My "last chance" is to use intent.getData() from RecognitionIntent to extract the audio uri and then use contentResolver to generate the audio file, but intent.getData() always returns null.

This is my Kotlin code:

class AudioLessonsActivity : AppCompatActivity(), RecognitionListener, TextToSpeech.OnInitListener {
    private val permission = 100
    private lateinit var returnedText: TextView
    private lateinit var toggleButton: ToggleButton
    private lateinit var progressBar: ProgressBar
    private lateinit var speech: SpeechRecognizer
    private lateinit var recognizerIntent: Intent
    private var logTag = "VoiceRecognitionActivity"

    private lateinit var ttobj: TextToSpeech
    private val mUtteranceID = "totts"

    lateinit var recordAudioResultLauncher: ActivityResultLauncher<Intent>

    override fun onInit(status: Int) {
        if (status == TextToSpeech.SUCCESS) {
            val result = ttobj.setLanguage(Locale.US)

            val toSpeak = "Hello my friend"
            ttobj.speak(toSpeak, TextToSpeech.QUEUE_FLUSH, null,"")
            saveToAudioFile(toSpeak)

            if (result == TextToSpeech.LANG_MISSING_DATA || result == TextToSpeech.LANG_NOT_SUPPORTED) {
                Log.e("TTS","The Language not supported!")
            }
        }
    }

    private fun setRecordAudio() {
        val recordAudioIntent = Intent(RecognizerIntent.ACTION_RECOGNIZE_SPEECH)
        recordAudioIntent.putExtra(
            RecognizerIntent.EXTRA_LANGUAGE_MODEL,
            RecognizerIntent.LANGUAGE_MODEL_FREE_FORM
        )
        recordAudioIntent.putExtra(RecognizerIntent.EXTRA_LANGUAGE, Locale.US.toString())
        recordAudioIntent.putExtra(RecognizerIntent.EXTRA_PROMPT, "Say anything, please")
        recordAudioResultLauncher.launch(recordAudioIntent)
    }

    private fun promptSpeechInput() {
        recordAudioResultLauncher = registerForActivityResult(
            ActivityResultContracts .StartActivityForResult()
        ) { result ->
            if (result.resultCode == Activity.RESULT_OK) {
                val recordData = result.data?.data //=> always null

                //val data = result.data?.extras!![Intent.ACTION_REC] as Uri?
                //val bundle: Bundle? = recordData?.extras
                //ArrayList<String> matches = bundle.getStringArrayList(RecognizerIntent.EXTRA_RESULTS)

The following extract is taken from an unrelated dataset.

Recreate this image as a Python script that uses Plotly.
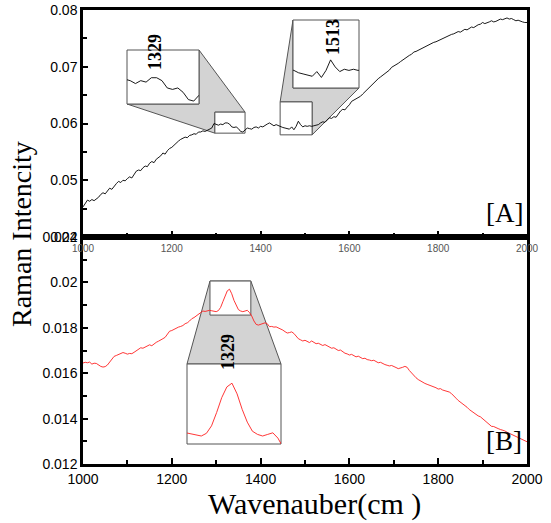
import plotly.graph_objects as go

# ---------------- data ----------------
wavenumber = list(range(1000, 2001, 5))

spectrum_A = [
    0.0453, 0.0458, 0.0465, 0.0463, 0.0466, 0.0464, 0.0467, 0.0470, 0.0475, 0.0478,
    0.0476, 0.0482, 0.0486, 0.0484, 0.0490, 0.0494, 0.0498, 0.0496, 0.0500, 0.0499,
    0.0503, 0.0506, 0.0504, 0.0510, 0.0516, 0.0518, 0.0517, 0.0522, 0.0525, 0.0524,
    0.0530, 0.0533, 0.0531, 0.0537, 0.0540, 0.0543, 0.0548, 0.0546, 0.0552, 0.0556,
    0.0558, 0.0562, 0.0566, 0.0569, 0.0572, 0.0574, 0.0576, 0.0575, 0.0579, 0.0580,
    0.0582, 0.0581, 0.0585, 0.0585, 0.0587, 0.0586, 0.0588, 0.0589, 0.0592, 0.0600,
    0.0599, 0.0597, 0.0599, 0.0598, 0.0601, 0.0601, 0.0599, 0.0594, 0.0593, 0.0594,
    0.0591, 0.0586, 0.0585, 0.0589, 0.0592, 0.0591, 0.0590, 0.0593, 0.0594, 0.0592,
    0.0595, 0.0594, 0.0597, 0.0599, 0.0601, 0.0598, 0.0596, 0.0598, 0.0596, 0.0595,
    0.0593, 0.0592, 0.0591, 0.0590, 0.0594, 0.0589, 0.0595, 0.0604, 0.0598, 0.0594,
    0.0596, 0.0595, 0.0596, 0.0595, 0.0596, 0.0597, 0.0598, 0.0601, 0.0603, 0.0602,
    0.0607, 0.0610, 0.0609, 0.0612, 0.0611, 0.0617, 0.0622, 0.0625, 0.0624, 0.0629,
    0.0633, 0.0639, 0.0641, 0.0643, 0.0646, 0.0648, 0.0652, 0.0656, 0.0659, 0.0664,
    0.0668, 0.0672, 0.0676, 0.0679, 0.0682, 0.0685, 0.0689, 0.0691, 0.0694, 0.0699,
    0.0701, 0.0703, 0.0706, 0.0709, 0.0712, 0.0714, 0.0718, 0.0720, 0.0722, 0.0726,
    0.0727, 0.0729, 0.0731, 0.0734, 0.0735, 0.0737, 0.0740, 0.0741, 0.0743, 0.0744,
    0.0746, 0.0748, 0.0749, 0.0752, 0.0754, 0.0755, 0.0757, 0.0758, 0.0760, 0.0762,
    0.0761, 0.0764, 0.0766, 0.0765, 0.0768, 0.0770, 0.0769, 0.0772, 0.0774, 0.0775,
    0.0778, 0.0776, 0.0777, 0.0779, 0.0781, 0.0779, 0.0780, 0.0782, 0.0784, 0.0783,
    0.0785, 0.0786, 0.0784, 0.0785, 0.0783, 0.0781, 0.0782, 0.0780, 0.0779, 0.0778,
    0.0778,
]

spectrum_B = [
    0.01645, 0.01648, 0.01646, 0.01649, 0.01640, 0.01644, 0.01643, 0.01636, 0.01630, 0.01627,
    0.01629, 0.01636, 0.01650, 0.01665, 0.01674, 0.01678, 0.01682, 0.01686, 0.01691, 0.01688,
    0.01684, 0.01687, 0.01686, 0.01692, 0.01698, 0.01705, 0.01712, 0.01710, 0.01716, 0.01722,
    0.01725, 0.01721, 0.01730, 0.01736, 0.01741, 0.01745, 0.01752, 0.01758, 0.01772, 0.01785,
    0.01788, 0.01794, 0.01800, 0.01803, 0.01806, 0.01810, 0.01818, 0.01822, 0.01830, 0.01840,
    0.01845, 0.01852, 0.01858, 0.01866, 0.01874, 0.01872, 0.01876, 0.01877, 0.01875, 0.01872,
    0.01871, 0.01876, 0.01890, 0.01915, 0.01943, 0.01963, 0.01970, 0.01950, 0.01921, 0.01897,
    0.01880, 0.01874, 0.01871, 0.01874, 0.01877, 0.01867, 0.01852, 0.01830, 0.01815, 0.01812,
    0.01816, 0.01820, 0.01822, 0.01818, 0.01805, 0.01806, 0.01803, 0.01804, 0.01800, 0.01795,
    0.01790, 0.01783, 0.01777, 0.01779, 0.01782, 0.01775, 0.01762, 0.01752, 0.01747, 0.01742,
    0.01745, 0.01738, 0.01735, 0.01742, 0.01736, 0.01730, 0.01732, 0.01725, 0.01722, 0.01726,
    0.01720, 0.01716, 0.01710, 0.01712, 0.01705, 0.01700, 0.01702, 0.01694, 0.01688, 0.01685,
    0.01680, 0.01683, 0.01676, 0.01672, 0.01675, 0.01668, 0.01664, 0.01666, 0.01660, 0.01658,
    0.01655, 0.01657, 0.01650, 0.01646, 0.01648, 0.01642, 0.01638, 0.01635, 0.01632, 0.01634,
    0.01628, 0.01625, 0.01620, 0.01622, 0.01626, 0.01630, 0.01626, 0.01612, 0.01600, 0.01592,
    0.01580, 0.01572, 0.01565, 0.01560, 0.01555, 0.01551, 0.01548, 0.01544, 0.01540, 0.01536,
    0.01530, 0.01532, 0.01526, 0.01524, 0.01520, 0.01517, 0.01510, 0.01502, 0.01490, 0.01480,
    0.01473, 0.01466, 0.01458, 0.01450, 0.01440, 0.01432, 0.01424, 0.01418, 0.01412, 0.01408,
    0.01400, 0.01392, 0.01382, 0.01372, 0.01366, 0.01365, 0.01362, 0.01356, 0.01352, 0.01350,
    0.01346, 0.01340, 0.01335, 0.01330, 0.01328, 0.01322, 0.01318, 0.01312, 0.01308, 0.01302,
    0.01298,
]

x_ticks = [1000, 1200, 1400, 1600, 1800, 2000]
peak_labels = ["1329", "1513", "1329"]
panel_labels = ["[A]", "[B]"]

# zoom windows (data ranges) of the insets
zoomA1_x, zoomA1_y = [1297, 1365], [0.0583, 0.0620]
zoomA2_x, zoomA2_y = [1444, 1516], [0.0580, 0.0638]
zoomB_x, zoomB_y = [1286, 1378], [0.01856, 0.02006]

rangeA = [0.04, 0.08]
rangeB = [0.012, 0.022]

# ---------------- layout geometry ----------------
W, H = 551, 523
L, R, T, B = 83, 24, 10, 59
PW, PH = W - L - R, H - T - B


def px(x):
    return (x - L) / PW


def py(y):
    return (H - B - y) / PH


def dxA(v):
    return (v - 1000) / 1000


def dyA(v):
    return 0.5 + 0.5 * (v - rangeA[0]) / (rangeA[1] - rangeA[0])


def dyB(v):
    return 0.5 * (v - rangeB[0]) / (rangeB[1] - rangeB[0])


# big inset boxes (pixel rectangles x0, y0, x1, y1)
bigA1 = (127, 50, 199, 104)
bigA2 = (293, 20, 359, 88)
bigB = (187, 364, 281, 444)

fig = go.Figure()

line_black = dict(color="black", width=0.9)
line_red = dict(color="#ff2020", width=0.9)

fig.add_trace(go.Scatter(x=wavenumber, y=spectrum_B, xaxis="x", yaxis="y",
                         mode="lines", line=line_red, hoverinfo="skip"))
fig.add_trace(go.Scatter(x=wavenumber, y=spectrum_A, xaxis="x2", yaxis="y2",
                         mode="lines", line=line_black, hoverinfo="skip"))
fig.add_trace(go.Scatter(x=wavenumber, y=spectrum_A, xaxis="x3", yaxis="y3",
                         mode="lines", line=line_black, hoverinfo="skip"))
fig.add_trace(go.Scatter(x=wavenumber, y=spectrum_A, xaxis="x4", yaxis="y4",
                         mode="lines", line=line_black, hoverinfo="skip"))
fig.add_trace(go.Scatter(x=wavenumber, y=spectrum_B, xaxis="x5", yaxis="y5",
                         mode="lines", line=line_red, hoverinfo="skip"))

tickfont = dict(family="Liberation Sans, Arial", size=14, color="black")
common_x = dict(range=[1000, 2000], tickvals=x_ticks, ticks="inside", ticklen=6,
                tickwidth=1.5, tickcolor="black", automargin=False,
                minor=dict(dtick=100, ticks="inside", ticklen=4, tickwidth=1.5, tickcolor="black"),
                showline=True, linewidth=2.5, linecolor="black", mirror=True,
                showgrid=False, zeroline=False)
common_y = dict(ticks="inside", ticklen=5, tickwidth=1.5, tickcolor="black", automargin=False,
                showline=True, linewidth=2.5, linecolor="black", mirror=True,
                showgrid=False, zeroline=False, tickfont=tickfont)

inset_ax = dict(visible=False, showgrid=False, zeroline=False, automargin=False)

fig.update_layout(
    width=W, height=H, autosize=False,
    margin=dict(l=L, r=R, t=T, b=B, autoexpand=False),
    paper_bgcolor="white", plot_bgcolor="rgba(0,0,0,0)",
    showlegend=False,
    xaxis=dict(domain=[0, 1], anchor="y", tickfont=tickfont, **common_x),
    yaxis=dict(domain=[0, 0.5], anchor="x", range=rangeB, dtick=0.002, tick0=0.012,
               minor=dict(dtick=0.001, ticks="inside", ticklen=4, tickwidth=1.5, tickcolor="black"),
               **common_y),
    xaxis2=dict(domain=[0, 1], anchor="y2",
                tickfont=dict(family="Liberation Sans, Arial", size=10, color="#555"),
                **common_x),
    yaxis2=dict(domain=[0.5, 1], anchor="x2", range=rangeA, dtick=0.01, tick0=0.04,
                minor=dict(dtick=0.005, ticks="inside", ticklen=4, tickwidth=1.5, tickcolor="black"),
                **common_y),
    xaxis3=dict(domain=[px(bigA1[0]), px(bigA1[2])], anchor="y3", range=zoomA1_x, **inset_ax),
    yaxis3=dict(domain=[py(bigA1[3]), py(bigA1[1])], anchor="x3", range=zoomA1_y, **inset_ax),
    xaxis4=dict(domain=[px(bigA2[0]), px(bigA2[2])], anchor="y4", range=zoomA2_x, **inset_ax),
    yaxis4=dict(domain=[py(bigA2[3]), py(bigA2[1])], anchor="x4", range=zoomA2_y, **inset_ax),
    xaxis5=dict(domain=[px(bigB[0]), px(bigB[2])], anchor="y5", range=zoomB_x, **inset_ax),
    yaxis5=dict(domain=[py(bigB[3]), py(bigB[1])], anchor="x5", range=zoomB_y, **inset_ax),
)

GRAY = "#d3d3d3"
EDGE = "#555555"


def poly(points):
    return "M " + " L ".join(f"{a:.5f},{b:.5f}" for a, b in points) + " Z"


shapes = []


def add_poly(points, fill):
    shapes.append(dict(type="path", xref="paper", yref="paper", path=poly(points),
                       fillcolor=fill, line=dict(color=EDGE, width=1), layer="below"))


def add_rect(x0, y0, x1, y1, fill="rgba(0,0,0,0)"):
    shapes.append(dict(type="rect", xref="paper", yref="paper", x0=x0, y0=y0, x1=x1, y1=y1,
                       fillcolor=fill, line=dict(color=EDGE, width=1), layer="below"))


# --- inset A1 (big box upper-left of small box)
sA1 = (dxA(zoomA1_x[0]), dyA(zoomA1_y[0]), dxA(zoomA1_x[1]), dyA(zoomA1_y[1]))
bA1 = (px(bigA1[0]), py(bigA1[3]), px(bigA1[2]), py(bigA1[1]))
add_poly([(bA1[0], bA1[1]), (sA1[0], sA1[1]), (sA1[0], sA1[3]), (sA1[2], sA1[3]),
          (bA1[2], bA1[3]), (bA1[2], bA1[1])], GRAY)
add_rect(*bA1, fill="white")
add_rect(*sA1, fill="white")

# --- inset A2 (big box upper-right of small box)
sA2 = (dxA(zoomA2_x[0]), dyA(zoomA2_y[0]), dxA(zoomA2_x[1]), dyA(zoomA2_y[1]))
bA2 = (px(bigA2[0]), py(bigA2[3]), px(bigA2[2]), py(bigA2[1]))
add_poly([(bA2[0], bA2[3]), (bA2[0], bA2[1]), (bA2[2], bA2[1]), (sA2[2], sA2[1]),
          (sA2[2], sA2[3]), (sA2[0], sA2[3])], GRAY)
add_rect(*bA2, fill="white")
add_rect(*sA2, fill="white")

# --- inset B (big box below small box)
sB = (dxA(zoomB_x[0]), dyB(zoomB_y[0]), dxA(zoomB_x[1]), dyB(zoomB_y[1]))
bB = (px(bigB[0]), py(bigB[3]), px(bigB[2]), py(bigB[1]))
add_poly([(sB[0], sB[3]), (sB[2], sB[3]), (bB[2], bB[3]), (bB[0], bB[3])], GRAY)
add_rect(*bB, fill="white")
add_rect(*sB, fill="white")

fig.update_layout(shapes=shapes)

serif = "Liberation Serif, Times New Roman"
ann = [
    dict(text="Raman Intencity", x=px(22), y=py(234), textangle=-90,
         font=dict(family=serif, size=28, color="black")),
    dict(text="Wavenauber(cm )", x=px(314), y=py(504),
         font=dict(family=serif, size=30, color="black")),
    dict(text=panel_labels[0], x=px(504), y=py(213),
         font=dict(family=serif, size=27, color="black")),
    dict(text=panel_labels[1], x=px(504), y=py(441),
         font=dict(family=serif, size=27, color="black")),
    dict(text=f"<b>{peak_labels[0]}</b>", x=px(155), y=py(52), textangle=-90,
         font=dict(family=serif, size=18, color="black")),
    dict(text=f"<b>{peak_labels[1]}</b>", x=px(333), y=py(37), textangle=-90,
         font=dict(family=serif, size=18, color="black")),
    dict(text=f"<b>{peak_labels[2]}</b>", x=px(228), y=py(352), textangle=-90,
         font=dict(family=serif, size=18, color="black")),
]
for a in ann:
    a.update(xref="paper", yref="paper", showarrow=False, xanchor="center", yanchor="middle")
fig.update_layout(annotations=ann)

fig.write_html("out.html", config={"displayModeBar": False},
               post_script="document.body.style.margin='0';document.body.style.overflow='hidden';")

                val audioUri: Uri? = recordData
                val filestream: InputStream? =
                    audioUri?.let { contentResolver.openInputStream(it) }
            }
        }
    }

    private fun saveToAudioFile(text: String) {
        val mAudioFilename = this.cacheDir.toString() + "/file1.wav"
        ttobj.synthesizeToFile(text, null, File(mAudioFilename), mUtteranceID)
    }

    private fun doSpeech(){
        ttobj = TextToSpeech(this, this)
    }

    override fun onCreate(savedInstanceState: Bundle?) {
        super.onCreate(savedInstanceState)
        setContentView(R.layout.activity_audiolessons)

        promptSpeechInput()
        doSpeech()

        title = "KotlinApp"
        returnedText = findViewById(R.id.textView)
        progressBar = findViewById(R.id.progressBar)
        toggleButton = findViewById(R.id.toggleButton)
        progressBar.visibility = View.VISIBLE
        speech = SpeechRecognizer.createSpeechRecognizer(this)
        Log.i(logTag, "isRecognitionAvailable: " + SpeechRecognizer.isRecognitionAvailable(this))
        speech.setRecognitionListener(this)
        recognizerIntent = Intent(RecognizerIntent.ACTION_RECOGNIZE_SPEECH)

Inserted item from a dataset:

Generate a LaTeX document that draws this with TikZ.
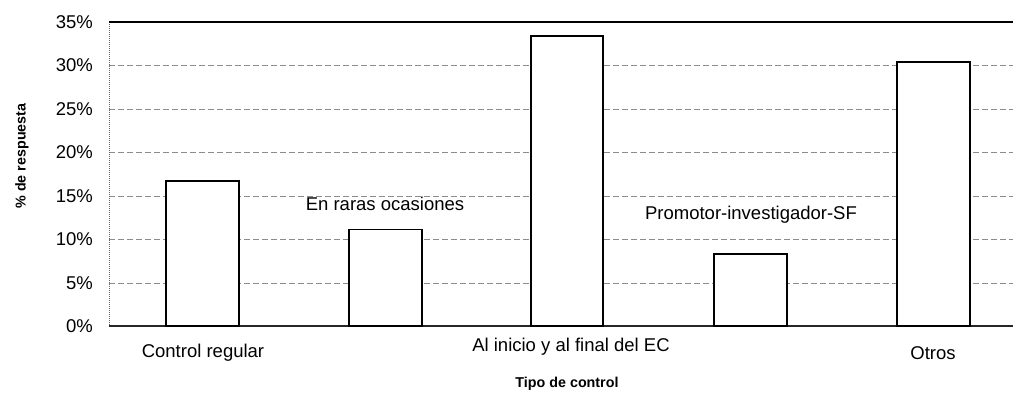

        recognizerIntent.putExtra("android.speech.extra.GET_AUDIO_FORMAT", "audio/AMR")

        recognizerIntent.putExtra(RecognizerIntent.EXTRA_LANGUAGE, "en")
        recognizerIntent.putExtra(RecognizerIntent.EXTRA_LANGUAGE, "en-GB")
        recognizerIntent.putExtra(RecognizerIntent.EXTRA_LANGUAGE, Locale.US.toString())
        //intent.putExtra(RecognizerIntent.EXTRA_LANGUAGE_PREFERENCE, Locale.UK.toString())

        recognizerIntent.putExtra(RecognizerIntent.EXTRA_LANGUAGE_MODEL, RecognizerIntent.LANGUAGE_MODEL_FREE_FORM)
        recognizerIntent.putExtra(RecognizerIntent.EXTRA_MAX_RESULTS, 3)
        toggleButton.setOnCheckedChangeListener { _, isChecked ->
            if (isChecked) {
                progressBar.visibility = View.VISIBLE
                progressBar.isIndeterminate = true
                ActivityCompat.requestPermissions(this@AudioLessonsActivity,
                    arrayOf(Manifest.permission.RECORD_AUDIO),
                    permission)
            } else {
                progressBar.isIndeterminate = false
                progressBar.visibility = View.VISIBLE
                speech.stopListening()
            }
        }
    }

    override fun onRequestPermissionsResult(requestCode: Int, permissions: Array<String?>,
                                            grantResults: IntArray) {
        super.onRequestPermissionsResult(requestCode, permissions, grantResults)
        when (requestCode) {
            permission -> if (grantResults.isNotEmpty() && grantResults[0] == PackageManager.PERMISSION_GRANTED) {
                //speech.startListening(recognizerIntent)
                setRecordAudio()
            } else {
                Toast.makeText(this@AudioLessonsActivity, "Permission Denied!", Toast.LENGTH_SHORT).show()
            }
        }
    }
}

I have to add file should be in .wav format, as musicg only supports wav files.


Solution

  • Ok, I'll answer myself. I've finally got it thanks to this great OmRecorder library.

    I can now get a playable .wav audio file in my app's cache folder with user's voice.